The ongoing debate about Amazon’s tax bill — and by extension, the U.S. tax code the company navigates to minimize its payments — was renewed Friday when the company disclosed in a regulatory filing its current federal income taxes for 2019: $162 million on $13.3 billion of U.S. pre-tax income, an effective tax rate of 1.2%.

In 2017 and 2018, the Seattle-based company reported a combined $266 million in current tax refunds those years.

Amazon, long the subject of criticism from lawmakers and community groups for its aggressive tax avoidance, sought to put its 2019 tax bill in the best possible light and counter a perception, promulgated in a torrent of social media posts, that it pays zero federal income taxes. In a blog post, the company highlighted a “federal income tax expense” of more than $1 billion, which includes the $162 million in current taxes — paid in 2019 — and $914 million in federal taxes deferred to future years. That would amount to a tax rate of 7.5% on Amazon’s U.S. pre-tax income.

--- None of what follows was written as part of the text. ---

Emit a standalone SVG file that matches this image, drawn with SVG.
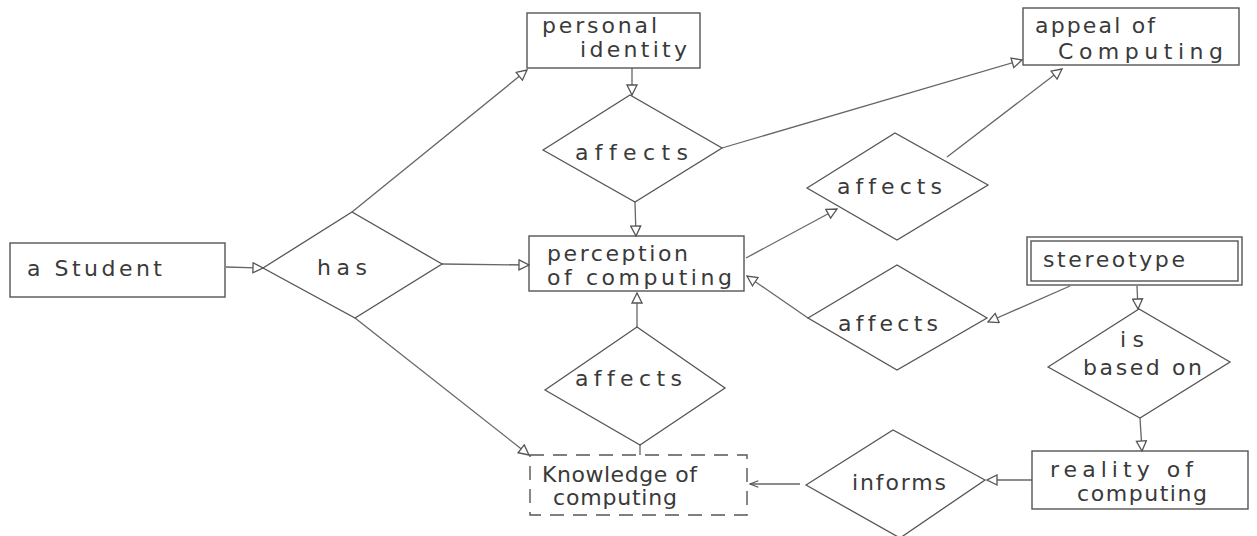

So was Amazon’s 2019 U.S. federal income tax bill $1 billion or $162 million? The discrepancy stems from different financial statements companies prepare for tax authorities and investors, which recognize revenues and expenses at different times.

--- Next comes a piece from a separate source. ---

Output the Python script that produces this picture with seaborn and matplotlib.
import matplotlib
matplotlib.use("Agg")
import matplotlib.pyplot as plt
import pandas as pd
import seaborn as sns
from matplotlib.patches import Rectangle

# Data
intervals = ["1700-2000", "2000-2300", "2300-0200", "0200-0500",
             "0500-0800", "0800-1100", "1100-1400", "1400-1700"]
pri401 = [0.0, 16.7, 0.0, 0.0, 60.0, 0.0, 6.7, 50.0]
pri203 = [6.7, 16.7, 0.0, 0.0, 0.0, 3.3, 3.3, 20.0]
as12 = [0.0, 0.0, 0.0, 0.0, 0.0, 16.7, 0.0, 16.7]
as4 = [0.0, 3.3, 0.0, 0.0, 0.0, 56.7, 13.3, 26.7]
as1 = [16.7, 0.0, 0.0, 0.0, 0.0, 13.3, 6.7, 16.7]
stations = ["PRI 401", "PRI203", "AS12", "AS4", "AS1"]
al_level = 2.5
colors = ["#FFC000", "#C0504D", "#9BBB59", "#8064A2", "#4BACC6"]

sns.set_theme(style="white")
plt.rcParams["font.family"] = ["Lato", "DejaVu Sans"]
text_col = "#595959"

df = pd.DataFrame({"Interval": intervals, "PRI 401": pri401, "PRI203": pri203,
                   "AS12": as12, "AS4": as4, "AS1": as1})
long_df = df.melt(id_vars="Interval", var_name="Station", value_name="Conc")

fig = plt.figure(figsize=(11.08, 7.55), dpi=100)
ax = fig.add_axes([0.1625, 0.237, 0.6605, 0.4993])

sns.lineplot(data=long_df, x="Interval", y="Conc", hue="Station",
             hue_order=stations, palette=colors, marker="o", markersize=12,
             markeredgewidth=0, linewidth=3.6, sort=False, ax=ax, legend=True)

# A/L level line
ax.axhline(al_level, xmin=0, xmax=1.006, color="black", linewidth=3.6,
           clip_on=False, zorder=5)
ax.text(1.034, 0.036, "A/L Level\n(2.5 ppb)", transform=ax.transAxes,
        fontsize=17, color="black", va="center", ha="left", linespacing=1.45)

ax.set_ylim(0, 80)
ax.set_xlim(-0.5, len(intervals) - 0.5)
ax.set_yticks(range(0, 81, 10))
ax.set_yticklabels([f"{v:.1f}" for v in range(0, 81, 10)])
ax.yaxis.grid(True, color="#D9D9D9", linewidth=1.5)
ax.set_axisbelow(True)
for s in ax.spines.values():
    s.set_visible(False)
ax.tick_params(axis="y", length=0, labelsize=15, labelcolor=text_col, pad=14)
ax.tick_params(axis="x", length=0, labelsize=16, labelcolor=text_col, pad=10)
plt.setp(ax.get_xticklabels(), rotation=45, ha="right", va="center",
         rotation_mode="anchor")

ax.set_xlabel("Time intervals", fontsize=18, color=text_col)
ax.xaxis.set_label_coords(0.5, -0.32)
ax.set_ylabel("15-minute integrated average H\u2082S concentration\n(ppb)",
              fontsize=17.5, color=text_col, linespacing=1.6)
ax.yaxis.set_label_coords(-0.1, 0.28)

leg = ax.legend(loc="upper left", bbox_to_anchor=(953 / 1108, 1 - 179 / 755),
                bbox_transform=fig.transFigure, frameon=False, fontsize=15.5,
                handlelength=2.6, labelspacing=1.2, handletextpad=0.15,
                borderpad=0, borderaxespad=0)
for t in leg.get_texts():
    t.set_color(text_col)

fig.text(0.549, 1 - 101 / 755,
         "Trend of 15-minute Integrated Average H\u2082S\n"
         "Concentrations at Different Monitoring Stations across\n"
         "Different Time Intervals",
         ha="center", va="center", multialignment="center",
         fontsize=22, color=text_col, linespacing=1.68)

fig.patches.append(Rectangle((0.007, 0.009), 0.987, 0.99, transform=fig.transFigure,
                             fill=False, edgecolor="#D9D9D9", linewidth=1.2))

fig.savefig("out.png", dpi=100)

Matthew Gardner, a senior fellow at the Institute on Taxation and Economic Policy and a longtime watcher of corporate tax policy and avoidance, argued that the sensible way to measure taxation is what an individual or business pays in a given year, “not what they promised to pay at some future date.”

In either case, Amazon’s federal taxes, like those of many major corporations, are well below the 21% statutory corporate tax rate, lowered by the Trump administration’s 2017 tax cuts from 35%. At the statutory rate, Amazon would have owed $2.9 billion last year.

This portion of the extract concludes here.